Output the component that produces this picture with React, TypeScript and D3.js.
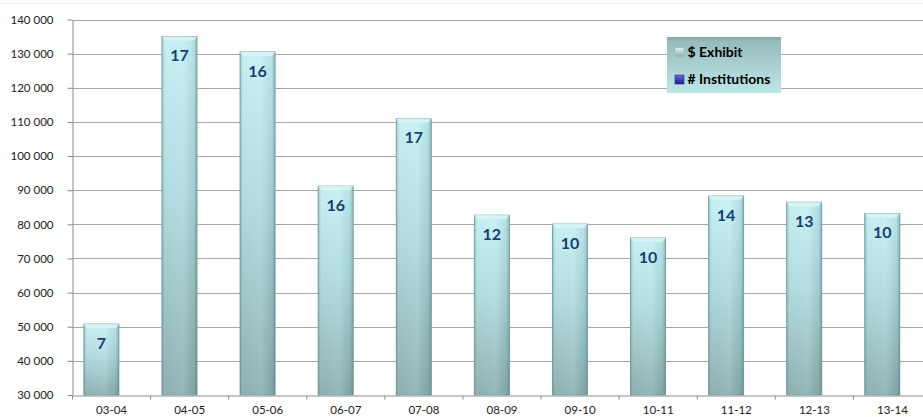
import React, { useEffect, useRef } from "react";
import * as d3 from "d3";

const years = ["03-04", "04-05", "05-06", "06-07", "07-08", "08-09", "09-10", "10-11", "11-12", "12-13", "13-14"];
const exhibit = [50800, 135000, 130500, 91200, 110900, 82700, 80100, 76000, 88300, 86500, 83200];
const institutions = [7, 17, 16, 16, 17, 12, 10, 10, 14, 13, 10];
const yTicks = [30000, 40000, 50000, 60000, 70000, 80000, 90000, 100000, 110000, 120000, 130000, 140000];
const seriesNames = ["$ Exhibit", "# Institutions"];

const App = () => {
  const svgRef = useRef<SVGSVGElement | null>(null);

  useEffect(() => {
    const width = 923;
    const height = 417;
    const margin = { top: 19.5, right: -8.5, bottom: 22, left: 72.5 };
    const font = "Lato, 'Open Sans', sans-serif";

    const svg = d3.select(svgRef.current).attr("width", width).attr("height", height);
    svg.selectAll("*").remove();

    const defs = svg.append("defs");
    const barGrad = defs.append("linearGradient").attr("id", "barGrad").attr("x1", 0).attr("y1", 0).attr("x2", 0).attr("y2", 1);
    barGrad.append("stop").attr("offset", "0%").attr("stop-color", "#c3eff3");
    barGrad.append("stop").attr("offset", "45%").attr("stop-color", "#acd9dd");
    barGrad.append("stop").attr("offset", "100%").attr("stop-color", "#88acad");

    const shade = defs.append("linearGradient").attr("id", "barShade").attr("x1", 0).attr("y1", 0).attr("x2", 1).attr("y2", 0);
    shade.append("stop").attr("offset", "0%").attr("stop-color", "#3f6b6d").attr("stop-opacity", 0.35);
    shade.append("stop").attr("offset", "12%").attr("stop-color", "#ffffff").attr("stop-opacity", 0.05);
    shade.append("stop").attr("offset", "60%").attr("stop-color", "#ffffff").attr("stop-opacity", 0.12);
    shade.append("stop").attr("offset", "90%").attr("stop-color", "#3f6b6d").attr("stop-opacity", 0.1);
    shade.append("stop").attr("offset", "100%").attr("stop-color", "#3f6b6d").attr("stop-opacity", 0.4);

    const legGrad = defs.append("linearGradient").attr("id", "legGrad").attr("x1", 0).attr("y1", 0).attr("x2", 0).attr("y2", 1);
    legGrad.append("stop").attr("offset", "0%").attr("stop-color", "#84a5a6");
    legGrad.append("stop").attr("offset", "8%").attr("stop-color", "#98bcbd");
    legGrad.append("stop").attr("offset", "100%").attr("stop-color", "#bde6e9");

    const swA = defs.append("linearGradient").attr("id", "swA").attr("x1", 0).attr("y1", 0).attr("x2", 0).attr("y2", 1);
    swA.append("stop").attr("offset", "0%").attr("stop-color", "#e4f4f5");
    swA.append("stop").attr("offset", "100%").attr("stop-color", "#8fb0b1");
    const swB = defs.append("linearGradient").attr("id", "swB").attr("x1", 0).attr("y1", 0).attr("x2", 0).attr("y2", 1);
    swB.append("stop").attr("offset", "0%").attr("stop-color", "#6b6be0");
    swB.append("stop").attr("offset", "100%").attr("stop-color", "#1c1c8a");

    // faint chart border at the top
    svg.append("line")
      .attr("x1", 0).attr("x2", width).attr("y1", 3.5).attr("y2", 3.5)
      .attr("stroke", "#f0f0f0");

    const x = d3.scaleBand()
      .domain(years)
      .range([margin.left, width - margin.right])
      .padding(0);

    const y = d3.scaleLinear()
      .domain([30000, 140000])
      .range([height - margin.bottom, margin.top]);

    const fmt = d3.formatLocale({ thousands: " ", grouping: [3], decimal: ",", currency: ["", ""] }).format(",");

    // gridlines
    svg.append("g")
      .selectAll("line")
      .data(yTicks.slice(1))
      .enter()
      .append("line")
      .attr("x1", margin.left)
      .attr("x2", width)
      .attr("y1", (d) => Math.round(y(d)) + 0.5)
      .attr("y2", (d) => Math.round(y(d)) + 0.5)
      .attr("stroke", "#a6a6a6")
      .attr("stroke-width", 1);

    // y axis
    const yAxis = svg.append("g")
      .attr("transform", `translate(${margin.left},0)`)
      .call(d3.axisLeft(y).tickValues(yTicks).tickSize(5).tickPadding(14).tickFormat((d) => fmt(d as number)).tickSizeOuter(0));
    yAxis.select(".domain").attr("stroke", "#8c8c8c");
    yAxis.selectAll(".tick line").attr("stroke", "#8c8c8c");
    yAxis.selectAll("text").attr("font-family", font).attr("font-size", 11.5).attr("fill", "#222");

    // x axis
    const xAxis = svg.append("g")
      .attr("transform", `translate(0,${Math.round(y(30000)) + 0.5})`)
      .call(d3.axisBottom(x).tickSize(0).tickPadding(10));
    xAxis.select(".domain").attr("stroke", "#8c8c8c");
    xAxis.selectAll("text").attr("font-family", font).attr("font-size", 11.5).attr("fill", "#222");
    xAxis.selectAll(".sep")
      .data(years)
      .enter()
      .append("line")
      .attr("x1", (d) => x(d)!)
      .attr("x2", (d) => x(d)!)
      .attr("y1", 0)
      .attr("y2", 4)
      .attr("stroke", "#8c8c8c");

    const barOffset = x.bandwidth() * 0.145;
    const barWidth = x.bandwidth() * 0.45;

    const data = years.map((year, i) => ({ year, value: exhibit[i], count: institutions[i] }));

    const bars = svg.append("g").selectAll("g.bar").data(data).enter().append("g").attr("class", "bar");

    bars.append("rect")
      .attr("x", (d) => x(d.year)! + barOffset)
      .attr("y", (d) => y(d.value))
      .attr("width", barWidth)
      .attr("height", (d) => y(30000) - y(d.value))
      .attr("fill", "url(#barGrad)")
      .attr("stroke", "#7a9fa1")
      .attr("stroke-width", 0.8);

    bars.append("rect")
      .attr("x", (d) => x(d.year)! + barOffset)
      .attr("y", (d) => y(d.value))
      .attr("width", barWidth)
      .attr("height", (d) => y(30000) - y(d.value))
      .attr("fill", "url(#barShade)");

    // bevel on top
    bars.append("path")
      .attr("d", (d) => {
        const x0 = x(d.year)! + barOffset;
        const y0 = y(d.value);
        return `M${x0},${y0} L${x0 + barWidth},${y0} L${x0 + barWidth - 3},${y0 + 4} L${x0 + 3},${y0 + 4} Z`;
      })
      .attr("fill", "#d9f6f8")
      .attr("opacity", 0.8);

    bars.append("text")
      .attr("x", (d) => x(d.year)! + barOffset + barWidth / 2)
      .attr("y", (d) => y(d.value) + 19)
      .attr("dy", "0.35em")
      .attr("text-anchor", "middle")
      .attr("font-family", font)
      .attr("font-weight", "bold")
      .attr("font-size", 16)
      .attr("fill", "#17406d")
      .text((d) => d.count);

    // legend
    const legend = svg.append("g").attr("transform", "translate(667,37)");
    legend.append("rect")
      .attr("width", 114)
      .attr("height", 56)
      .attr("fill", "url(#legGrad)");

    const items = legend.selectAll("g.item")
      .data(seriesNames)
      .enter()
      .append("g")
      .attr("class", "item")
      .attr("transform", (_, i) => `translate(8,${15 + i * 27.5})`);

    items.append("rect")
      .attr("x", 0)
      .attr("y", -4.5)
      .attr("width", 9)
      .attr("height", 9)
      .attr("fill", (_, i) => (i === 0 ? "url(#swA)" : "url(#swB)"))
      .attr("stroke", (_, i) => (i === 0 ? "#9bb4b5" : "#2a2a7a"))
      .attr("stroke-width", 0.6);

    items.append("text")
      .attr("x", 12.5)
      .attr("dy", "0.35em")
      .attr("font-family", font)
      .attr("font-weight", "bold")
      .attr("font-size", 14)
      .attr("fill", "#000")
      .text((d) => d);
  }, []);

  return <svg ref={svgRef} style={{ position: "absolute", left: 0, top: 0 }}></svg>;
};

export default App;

════════════════

**PROBLEM REQUIREMENTS**
Could the lines from the top of the material through the line with "import * as" be repeated exactly, pictures left out?

**TASK OUTPUT**
Output the component that produces this picture with React, TypeScript and D3.js.
import React, { useEffect, useRef } from "react";
import * as d3 from "d3";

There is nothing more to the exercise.